[Rows from a dataset of charts and code]

◆ ◆ ◆ ◆ ◆ ◆ ◆

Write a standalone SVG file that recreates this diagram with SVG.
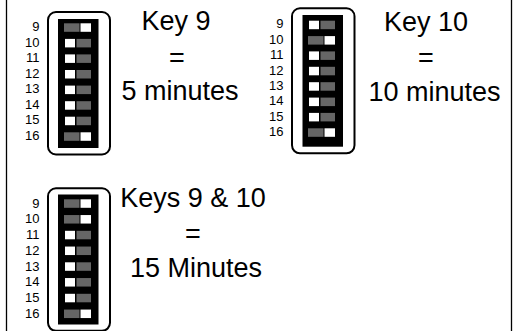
<svg xmlns="http://www.w3.org/2000/svg" width="513" height="331" viewBox="0 0 513 331">
<style>
.frame{stroke:#000;stroke-width:1.3;fill:none}
.case{fill:#fff;stroke:#000;stroke-width:2}
.body{fill:#000}
.g{fill:#666}
.w{fill:#fff}
.num{font-family:"Liberation Sans",Arial,sans-serif;font-size:13px;fill:#000;text-anchor:end}
.cap{font-family:"Liberation Sans",Arial,sans-serif;font-size:27px;fill:#000;text-anchor:middle}
</style>
<rect width="513" height="331" fill="#fff"/>
<g id="frame">
<line class="frame" x1="6.5" y1="0" x2="6.5" y2="331"/>
<line class="frame" x1="511.5" y1="0" x2="511.5" y2="331"/>
</g>
<g id="switch-key9">
<rect class="case" x="48" y="12" width="62" height="142.5" rx="8"/>
<rect class="body" x="58" y="19" width="40.5" height="129"/>
<rect class="g" x="64" y="23.3" width="15.5" height="8.5"/><rect class="w" x="80.5" y="23.3" width="10.5" height="8.5"/>
<rect class="w" x="65" y="38.9" width="10" height="8.5"/><rect class="g" x="76.5" y="38.9" width="14.5" height="8.5"/>
<rect class="w" x="65" y="54.4" width="10" height="8.5"/><rect class="g" x="76.5" y="54.4" width="14.5" height="8.5"/>
<rect class="w" x="65" y="70" width="10" height="8.5"/><rect class="g" x="76.5" y="70" width="14.5" height="8.5"/>
<rect class="w" x="65" y="85.6" width="10" height="8.5"/><rect class="g" x="76.5" y="85.6" width="14.5" height="8.5"/>
<rect class="w" x="65" y="101.2" width="10" height="8.5"/><rect class="g" x="76.5" y="101.2" width="14.5" height="8.5"/>
<rect class="w" x="65" y="116.7" width="10" height="8.5"/><rect class="g" x="76.5" y="116.7" width="14.5" height="8.5"/>
<rect class="g" x="64" y="132.3" width="15.5" height="8.5"/><rect class="w" x="80.5" y="132.3" width="10.5" height="8.5"/>
<text class="num" x="39.5" y="31">9</text>
<text class="num" x="39.5" y="46.6">10</text>
<text class="num" x="39.5" y="62.1">11</text>
<text class="num" x="39.5" y="77.7">12</text>
<text class="num" x="39.5" y="93.3">13</text>
<text class="num" x="39.5" y="108.9">14</text>
<text class="num" x="39.5" y="124.4">15</text>
<text class="num" x="39.5" y="140">16</text>
<text class="cap" x="176" y="30">Key 9</text>
<text class="cap" x="177" y="66.5">=</text>
<text class="cap" x="180" y="100">5 minutes</text>
</g>
<g id="switch-key10">
<rect class="case" x="292" y="8.3" width="62.5" height="145" rx="8"/>
<rect class="body" x="302.5" y="15" width="40.5" height="131.7"/>
<rect class="w" x="309" y="20.7" width="10" height="8.5"/><rect class="g" x="320.5" y="20.7" width="14.5" height="8.5"/>
<rect class="g" x="308" y="36.1" width="15.5" height="8.5"/><rect class="w" x="324.5" y="36.1" width="10.5" height="8.5"/>
<rect class="w" x="309" y="51.4" width="10" height="8.5"/><rect class="g" x="320.5" y="51.4" width="14.5" height="8.5"/>
<rect class="w" x="309" y="66.8" width="10" height="8.5"/><rect class="g" x="320.5" y="66.8" width="14.5" height="8.5"/>
<rect class="w" x="309" y="82.2" width="10" height="8.5"/><rect class="g" x="320.5" y="82.2" width="14.5" height="8.5"/>
<rect class="w" x="309" y="97.6" width="10" height="8.5"/><rect class="g" x="320.5" y="97.6" width="14.5" height="8.5"/>
<rect class="w" x="309" y="112.9" width="10" height="8.5"/><rect class="g" x="320.5" y="112.9" width="14.5" height="8.5"/>
<rect class="g" x="308" y="128.3" width="15.5" height="8.5"/><rect class="w" x="324.5" y="128.3" width="10.5" height="8.5"/>
<text class="num" x="283.5" y="28.4">9</text>
<text class="num" x="283.5" y="43.8">10</text>
<text class="num" x="283.5" y="59.1">11</text>
<text class="num" x="283.5" y="74.5">12</text>
<text class="num" x="283.5" y="89.9">13</text>
<text class="num" x="283.5" y="105.3">14</text>
<text class="num" x="283.5" y="120.6">15</text>
<text class="num" x="283.5" y="136">16</text>
<text class="cap" x="426" y="31">Key 10</text>
<text class="cap" x="426" y="66.5">=</text>
<text class="cap" x="434.5" y="101">10 minutes</text>
</g>
<g id="switch-keys9-10">
<rect class="case" x="48" y="188.3" width="62" height="142.5" rx="8"/>
<rect class="body" x="58" y="194.5" width="40.5" height="130"/>
<rect class="g" x="64" y="199.3" width="15.5" height="8.5"/><rect class="w" x="80.5" y="199.3" width="10.5" height="8.5"/>
<rect class="g" x="64" y="215.05" width="15.5" height="8.5"/><rect class="w" x="80.5" y="215.05" width="10.5" height="8.5"/>
<rect class="w" x="65" y="230.8" width="10" height="8.5"/><rect class="g" x="76.5" y="230.8" width="14.5" height="8.5"/>
<rect class="w" x="65" y="246.55" width="10" height="8.5"/><rect class="g" x="76.5" y="246.55" width="14.5" height="8.5"/>
<rect class="w" x="65" y="262.3" width="10" height="8.5"/><rect class="g" x="76.5" y="262.3" width="14.5" height="8.5"/>
<rect class="w" x="65" y="278.05" width="10" height="8.5"/><rect class="g" x="76.5" y="278.05" width="14.5" height="8.5"/>
<rect class="w" x="65" y="293.8" width="10" height="8.5"/><rect class="g" x="76.5" y="293.8" width="14.5" height="8.5"/>
<rect class="g" x="64" y="309.55" width="15.5" height="8.5"/><rect class="w" x="80.5" y="309.55" width="10.5" height="8.5"/>
<text class="num" x="39.5" y="207.5">9</text>
<text class="num" x="39.5" y="223.2">10</text>
<text class="num" x="39.5" y="239">11</text>
<text class="num" x="39.5" y="254.7">12</text>
<text class="num" x="39.5" y="270.5">13</text>
<text class="num" x="39.5" y="286.2">14</text>
<text class="num" x="39.5" y="302">15</text>
<text class="num" x="39.5" y="317.7">16</text>
<text class="cap" x="193" y="207.3">Keys 9 &amp; 10</text>
<text class="cap" x="193" y="243">=</text>
<text class="cap" x="196" y="277.3">15 Minutes</text>
</g>
</svg>
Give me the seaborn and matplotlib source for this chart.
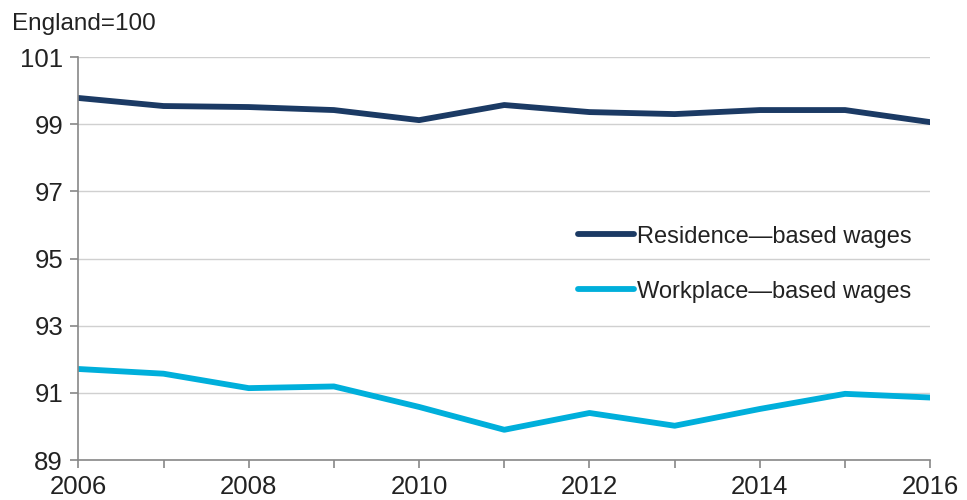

◆ ◆ ◆ ◆ ◆ ◆ ◆

[Set task] In your copy of the listing above, reproduce each line exactly and omit all pictures.

[Solution to the problem]
Write a standalone SVG file that recreates this diagram with SVG.
<svg xmlns="http://www.w3.org/2000/svg" width="513" height="331" viewBox="0 0 513 331">
<style>
.frame{stroke:#000;stroke-width:1.3;fill:none}
.case{fill:#fff;stroke:#000;stroke-width:2}
.body{fill:#000}
.g{fill:#666}
.w{fill:#fff}
.num{font-family:"Liberation Sans",Arial,sans-serif;font-size:13px;fill:#000;text-anchor:end}
.cap{font-family:"Liberation Sans",Arial,sans-serif;font-size:27px;fill:#000;text-anchor:middle}
</style>
<rect width="513" height="331" fill="#fff"/>
<g id="frame">
<line class="frame" x1="6.5" y1="0" x2="6.5" y2="331"/>
<line class="frame" x1="511.5" y1="0" x2="511.5" y2="331"/>
</g>
<g id="switch-key9">
<rect class="case" x="48" y="12" width="62" height="142.5" rx="8"/>
<rect class="body" x="58" y="19" width="40.5" height="129"/>
<rect class="g" x="64" y="23.3" width="15.5" height="8.5"/><rect class="w" x="80.5" y="23.3" width="10.5" height="8.5"/>
<rect class="w" x="65" y="38.9" width="10" height="8.5"/><rect class="g" x="76.5" y="38.9" width="14.5" height="8.5"/>
<rect class="w" x="65" y="54.4" width="10" height="8.5"/><rect class="g" x="76.5" y="54.4" width="14.5" height="8.5"/>
<rect class="w" x="65" y="70" width="10" height="8.5"/><rect class="g" x="76.5" y="70" width="14.5" height="8.5"/>
<rect class="w" x="65" y="85.6" width="10" height="8.5"/><rect class="g" x="76.5" y="85.6" width="14.5" height="8.5"/>
<rect class="w" x="65" y="101.2" width="10" height="8.5"/><rect class="g" x="76.5" y="101.2" width="14.5" height="8.5"/>
<rect class="w" x="65" y="116.7" width="10" height="8.5"/><rect class="g" x="76.5" y="116.7" width="14.5" height="8.5"/>
<rect class="g" x="64" y="132.3" width="15.5" height="8.5"/><rect class="w" x="80.5" y="132.3" width="10.5" height="8.5"/>
<text class="num" x="39.5" y="31">9</text>
<text class="num" x="39.5" y="46.6">10</text>
<text class="num" x="39.5" y="62.1">11</text>
<text class="num" x="39.5" y="77.7">12</text>
<text class="num" x="39.5" y="93.3">13</text>
<text class="num" x="39.5" y="108.9">14</text>
<text class="num" x="39.5" y="124.4">15</text>
<text class="num" x="39.5" y="140">16</text>
<text class="cap" x="176" y="30">Key 9</text>
<text class="cap" x="177" y="66.5">=</text>
<text class="cap" x="180" y="100">5 minutes</text>
</g>
<g id="switch-key10">
<rect class="case" x="292" y="8.3" width="62.5" height="145" rx="8"/>
<rect class="body" x="302.5" y="15" width="40.5" height="131.7"/>
<rect class="w" x="309" y="20.7" width="10" height="8.5"/><rect class="g" x="320.5" y="20.7" width="14.5" height="8.5"/>
<rect class="g" x="308" y="36.1" width="15.5" height="8.5"/><rect class="w" x="324.5" y="36.1" width="10.5" height="8.5"/>
<rect class="w" x="309" y="51.4" width="10" height="8.5"/><rect class="g" x="320.5" y="51.4" width="14.5" height="8.5"/>
<rect class="w" x="309" y="66.8" width="10" height="8.5"/><rect class="g" x="320.5" y="66.8" width="14.5" height="8.5"/>
<rect class="w" x="309" y="82.2" width="10" height="8.5"/><rect class="g" x="320.5" y="82.2" width="14.5" height="8.5"/>
<rect class="w" x="309" y="97.6" width="10" height="8.5"/><rect class="g" x="320.5" y="97.6" width="14.5" height="8.5"/>
<rect class="w" x="309" y="112.9" width="10" height="8.5"/><rect class="g" x="320.5" y="112.9" width="14.5" height="8.5"/>
<rect class="g" x="308" y="128.3" width="15.5" height="8.5"/><rect class="w" x="324.5" y="128.3" width="10.5" height="8.5"/>
<text class="num" x="283.5" y="28.4">9</text>
<text class="num" x="283.5" y="43.8">10</text>
<text class="num" x="283.5" y="59.1">11</text>
<text class="num" x="283.5" y="74.5">12</text>
<text class="num" x="283.5" y="89.9">13</text>
<text class="num" x="283.5" y="105.3">14</text>
<text class="num" x="283.5" y="120.6">15</text>
<text class="num" x="283.5" y="136">16</text>
<text class="cap" x="426" y="31">Key 10</text>
<text class="cap" x="426" y="66.5">=</text>
<text class="cap" x="434.5" y="101">10 minutes</text>
</g>
<g id="switch-keys9-10">
<rect class="case" x="48" y="188.3" width="62" height="142.5" rx="8"/>
<rect class="body" x="58" y="194.5" width="40.5" height="130"/>
<rect class="g" x="64" y="199.3" width="15.5" height="8.5"/><rect class="w" x="80.5" y="199.3" width="10.5" height="8.5"/>
<rect class="g" x="64" y="215.05" width="15.5" height="8.5"/><rect class="w" x="80.5" y="215.05" width="10.5" height="8.5"/>
<rect class="w" x="65" y="230.8" width="10" height="8.5"/><rect class="g" x="76.5" y="230.8" width="14.5" height="8.5"/>
<rect class="w" x="65" y="246.55" width="10" height="8.5"/><rect class="g" x="76.5" y="246.55" width="14.5" height="8.5"/>
<rect class="w" x="65" y="262.3" width="10" height="8.5"/><rect class="g" x="76.5" y="262.3" width="14.5" height="8.5"/>
<rect class="w" x="65" y="278.05" width="10" height="8.5"/><rect class="g" x="76.5" y="278.05" width="14.5" height="8.5"/>
<rect class="w" x="65" y="293.8" width="10" height="8.5"/><rect class="g" x="76.5" y="293.8" width="14.5" height="8.5"/>
<rect class="g" x="64" y="309.55" width="15.5" height="8.5"/><rect class="w" x="80.5" y="309.55" width="10.5" height="8.5"/>
<text class="num" x="39.5" y="207.5">9</text>
<text class="num" x="39.5" y="223.2">10</text>
<text class="num" x="39.5" y="239">11</text>
<text class="num" x="39.5" y="254.7">12</text>
<text class="num" x="39.5" y="270.5">13</text>
<text class="num" x="39.5" y="286.2">14</text>
<text class="num" x="39.5" y="302">15</text>
<text class="num" x="39.5" y="317.7">16</text>
<text class="cap" x="193" y="207.3">Keys 9 &amp; 10</text>
<text class="cap" x="193" y="243">=</text>
<text class="cap" x="196" y="277.3">15 Minutes</text>
</g>
</svg>
Give me the seaborn and matplotlib source for this chart.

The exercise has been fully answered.